A battle for the future of the UK is already under way, whether he likes it or not.

When it comes to Scotland’s constitutional future, the Scottish Government is in permanent campaign mode. So why shouldn’t the UK Government have the same mindset?

Ministers should consider the impact of every policy decision on the Union – does it give the SNP a fresh grievance and another argument to use for independence? Because, if it does, the Scottish Government won’t hesitate to use it.

Last week’s revelation that Scotland has the highest drug-related death rate in Europe is a case in point. Health is devolved; policing is devolved; justice is devolved; funding for Alcohol and Drug Partnerships has been cut by the Scottish Government… but the UK Government’s stubborn refusal to trial supervised drug consumption facilities in Glasgow handed the SNP and its supporters a way to blame Westminster.
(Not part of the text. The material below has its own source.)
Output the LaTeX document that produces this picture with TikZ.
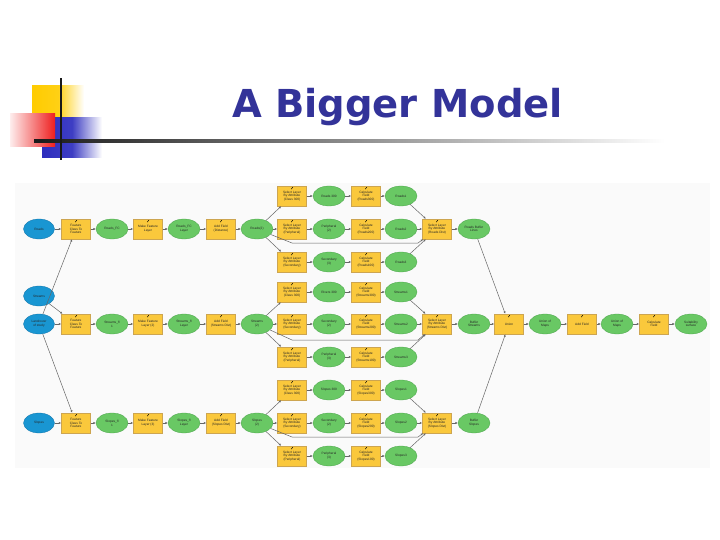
\documentclass[tikz,border=0pt]{standalone}
\usepackage{fontspec}
\setmainfont{Liberation Sans}
\newfontfamily\titlefont{DejaVu Sans}
\usetikzlibrary{shapes.geometric,arrows.meta}
\definecolor{titleblue}{RGB}{51,51,153}
\definecolor{inblue}{RGB}{25,150,210}
\definecolor{inblueD}{RGB}{15,115,170}
\definecolor{outgreen}{RGB}{105,200,100}
\definecolor{outgreenD}{RGB}{75,165,75}
\definecolor{toolyel}{RGB}{250,200,60}
\definecolor{toolyelD}{RGB}{205,165,80}
\definecolor{logoyel}{RGB}{255,204,0}
\definecolor{logored}{RGB}{238,30,30}
\definecolor{logoblue}{RGB}{45,45,190}
\begin{document}
\begin{tikzpicture}[x=1pt,y=-1pt,
  lbl/.style={font=\fontsize{3.2}{3.7}\selectfont, align=center, inner sep=0pt, text=black!85},
  inp/.style={ellipse, lbl, draw=inblueD, line width=0.3pt, fill=inblue, minimum width=31pt, minimum height=20pt},
  dat/.style={ellipse, lbl, draw=outgreenD, line width=0.3pt, fill=outgreen, minimum width=32pt, minimum height=20pt},
  tool/.style={rectangle, lbl, draw=toolyelD, line width=0.4pt, fill=toolyel, minimum width=29pt, minimum height=20pt,
    path picture={\draw[black, line width=0.45pt] ([xshift=-0.8pt,yshift=-3.2pt]path picture bounding box.north) -- ++(2pt,2.6pt);}},
  conn/.style={draw=black!60, line width=0.5pt, -{Latex[length=2.4pt,width=2.2pt]}},
]
\useasboundingbox (0,0) rectangle (720,540);
\fill[white] (0,0) rectangle (720,540);

% ---- logo ----
\shade[left color=logoyel, right color=white, middle color=logoyel!92] (32,86) rectangle (84,118);
\shade[left color=logoblue, right color=white, middle color=logoblue!92] (42,118) rectangle (102,158);
\shade[left color=logored!8, right color=logored] (10,114) rectangle (55,147);
\shade[left color=black!90, right color=white, middle color=black!45] (34,139.8) rectangle (665,142.4);
\fill[black!90] (59.7,78) rectangle (62.3,160);

% ---- title ----
\node[anchor=base, inner sep=0pt, text=titleblue, font=\titlefont\bfseries\fontsize{38.5}{40}\selectfont] (title) at (397.5,118) {A Bigger Model};

% ---- diagram background ----
\fill[black!2] (15,183) rectangle (710,468);

% ---- Row A ----
\node[inp]  (inA) at (39,229) {Roads};
\node[tool] (tA1) at (76,229) {Feature\\Class To\\Feature};
\node[dat]  (dA1) at (112,229) {Roads\_FC};
\node[tool] (tA2) at (148,229) {Make Feature\\Layer};
\node[dat]  (dA2) at (184,229) {Roads\_FC\\Layer};
\node[tool] (tA3) at (221,229) {Add Field\\(Distance)};
\node[dat]  (dA3) at (257,229) {Roads(2)};
\node[tool] (sA1) at (292,196) {Select Layer\\By Attribute\\(Class 300)};
\node[dat]  (gA1) at (329,196) {Roads 300};
\node[tool] (cA1) at (366,196) {Calculate\\Field\\(Roads300)};
\node[dat]  (hA1) at (401,196) {Roads1};
\node[tool] (sA2) at (292,229) {Select Layer\\By Attribute\\(Peripheral)};
\node[dat]  (gA2) at (329,229) {Peripheral\\(2)};
\node[tool] (cA2) at (366,229) {Calculate\\Field\\(Roads200)};
\node[dat]  (hA2) at (401,229) {Roads2};
\node[tool] (sA3) at (292,262) {Select Layer\\By Attribute\\(Secondary)};
\node[dat]  (gA3) at (329,262) {Secondary\\(3)};
\node[tool] (cA3) at (366,262) {Calculate\\Field\\(Roads100)};
\node[dat]  (hA3) at (401,262) {Roads3};
\node[tool] (mA)  at (437,229) {Select Layer\\By Attribute\\(Roads Dist)};
\node[dat]  (oA)  at (474,229) {Roads Buffer\\Lines};

% ---- Row B ----
\node[inp]  (inS) at (39,296) {Streams};
\node[inp]  (inB) at (39,324) {Landcover\\of study};
\node[tool] (tB1) at (76,324) {Feature\\Class To\\Feature};
\node[dat]  (dB1) at (112,324) {Streams\_fl\\1};
\node[tool] (tB2) at (148,324) {Make Feature\\Layer (2)};
\node[dat]  (dB2) at (184,324) {Streams\_fl\\Layer};
\node[tool] (tB3) at (221,324) {Add Field\\(Streams Dist)};
\node[dat]  (dB3) at (257,324) {Streams\\(2)};
\node[tool] (sB1) at (292,292) {Select Layer\\By Attribute\\(Class 300)};
\node[dat]  (gB1) at (329,292) {Rivers 300};
\node[tool] (cB1) at (366,292) {Calculate\\Field\\(Streams300)};
\node[dat]  (hB1) at (401,292) {Streams1};
\node[tool] (sB2) at (292,324) {Select Layer\\By Attribute\\(Secondary)};
\node[dat]  (gB2) at (329,324) {Secondary\\(2)};
\node[tool] (cB2) at (366,324) {Calculate\\Field\\(Streams200)};
\node[dat]  (hB2) at (401,324) {Streams2};
\node[tool] (sB3) at (292,357) {Select Layer\\By Attribute\\(Peripheral)};
\node[dat]  (gB3) at (329,357) {Peripheral\\(3)};
\node[tool] (cB3) at (366,357) {Calculate\\Field\\(Streams100)};
\node[dat]  (hB3) at (401,357) {Streams3};
\node[tool] (mB)  at (437,324) {Select Layer\\By Attribute\\(Streams Dist)};
\node[dat]  (oB)  at (474,324) {Buffer\\Streams};

% ---- Row C ----
\node[inp]  (inC) at (39,423) {Slopes};
\node[tool] (tC1) at (76,423) {Feature\\Class To\\Feature};
\node[dat]  (dC1) at (112,423) {Slopes\_fl\\1};
\node[tool] (tC2) at (148,423) {Make Feature\\Layer (3)};
\node[dat]  (dC2) at (184,423) {Slopes\_fl\\Layer};
\node[tool] (tC3) at (221,423) {Add Field\\(Slopes Dist)};
\node[dat]  (dC3) at (257,423) {Slopes\\(2)};
\node[tool] (sC1) at (292,390) {Select Layer\\By Attribute\\(Class 300)};
\node[dat]  (gC1) at (329,390) {Slopes 300};
\node[tool] (cC1) at (366,390) {Calculate\\Field\\(Slopes300)};
\node[dat]  (hC1) at (401,390) {Slopes1};
\node[tool] (sC2) at (292,423) {Select Layer\\By Attribute\\(Secondary)};
\node[dat]  (gC2) at (329,423) {Secondary\\(2)};
\node[tool] (cC2) at (366,423) {Calculate\\Field\\(Slopes200)};
\node[dat]  (hC2) at (401,423) {Slopes2};
\node[tool] (sC3) at (292,456) {Select Layer\\By Attribute\\(Peripheral)};
\node[dat]  (gC3) at (329,456) {Peripheral\\(3)};
\node[tool] (cC3) at (366,456) {Calculate\\Field\\(Slopes100)};
\node[dat]  (hC3) at (401,456) {Slopes3};
\node[tool] (mC)  at (437,423) {Select Layer\\By Attribute\\(Slopes Dist)};
\node[dat]  (oC)  at (474,423) {Buffer\\Slopes};

% ---- final chain ----
\node[tool] (u1) at (509,324) {Union};
\node[dat]  (f1) at (545,324) {Union of\\Maps};
\node[tool] (u2) at (582,324) {Add Field};
\node[dat]  (f2) at (617,324) {Union of\\Maps};
\node[tool] (u3) at (654,324) {Calculate\\Field};
\node[dat]  (f3) at (691,324) {Suitability\\surface};

% ---- connectors ----
\foreach \r in {A,B,C}{
  \draw[conn] (in\r) -- (t\r1);
  \draw[conn] (t\r1) -- (d\r1);
  \draw[conn] (d\r1) -- (t\r2);
  \draw[conn] (t\r2) -- (d\r2);
  \draw[conn] (d\r2) -- (t\r3);
  \draw[conn] (t\r3) -- (d\r3);
  \foreach \k in {1,2,3}{
    \draw[conn] (d\r3) -- (s\r\k);
    \draw[conn] (s\r\k) -- (g\r\k);
    \draw[conn] (g\r\k) -- (c\r\k);
    \draw[conn] (c\r\k) -- (h\r\k);
    \draw[conn] (h\r\k) -- (m\r);
  }
  \draw[conn] (m\r) -- (o\r);
  \draw[conn] (o\r) -- (u1);
}
\draw[conn] (dA3) -- (292,243) -- (418,243) -- (mA);
\draw[conn] (dB3) -- (292,340) -- (418,340) -- (mB);
\draw[conn] (dC3) -- (292,437) -- (418,437) -- (mC);
\draw[conn] (inB) -- (tA1);
\draw[conn] (inB) -- (tC1);
\draw[conn] (inS) -- (tB1);
\draw[conn] (u1) -- (f1);
\draw[conn] (f1) -- (u2);
\draw[conn] (u2) -- (f2);
\draw[conn] (f2) -- (u3);
\draw[conn] (u3) -- (f3);
\end{tikzpicture}
\end{document}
When so many families have been torn apart by tragedy, it was sickening to watch this debate turn into a point-scoring match about the constitution. Both governments must rise above party politics.

Yesterday’s proposal for an emergency summit by the Scottish Government is a better response than it provided last week, and the new Prime Minister must put this crisis near the top of his to-do list.

But there is one looming crisis that Mr Johnson seems determined to be the architect of: a no-deal Brexit. A £30 billion economic hit that could plunge us into recession.

This would not only wreck countless communities across the UK, it could also wreck the Union.

There are lots of things the new Prime Minister can do to help preserve the UK. But there is one thing he should categorically not do – force the country out of the EU without a deal.

If he does, Mr Johnson will risk betraying the very name of the party he leads: the Conservative and Unionist Party.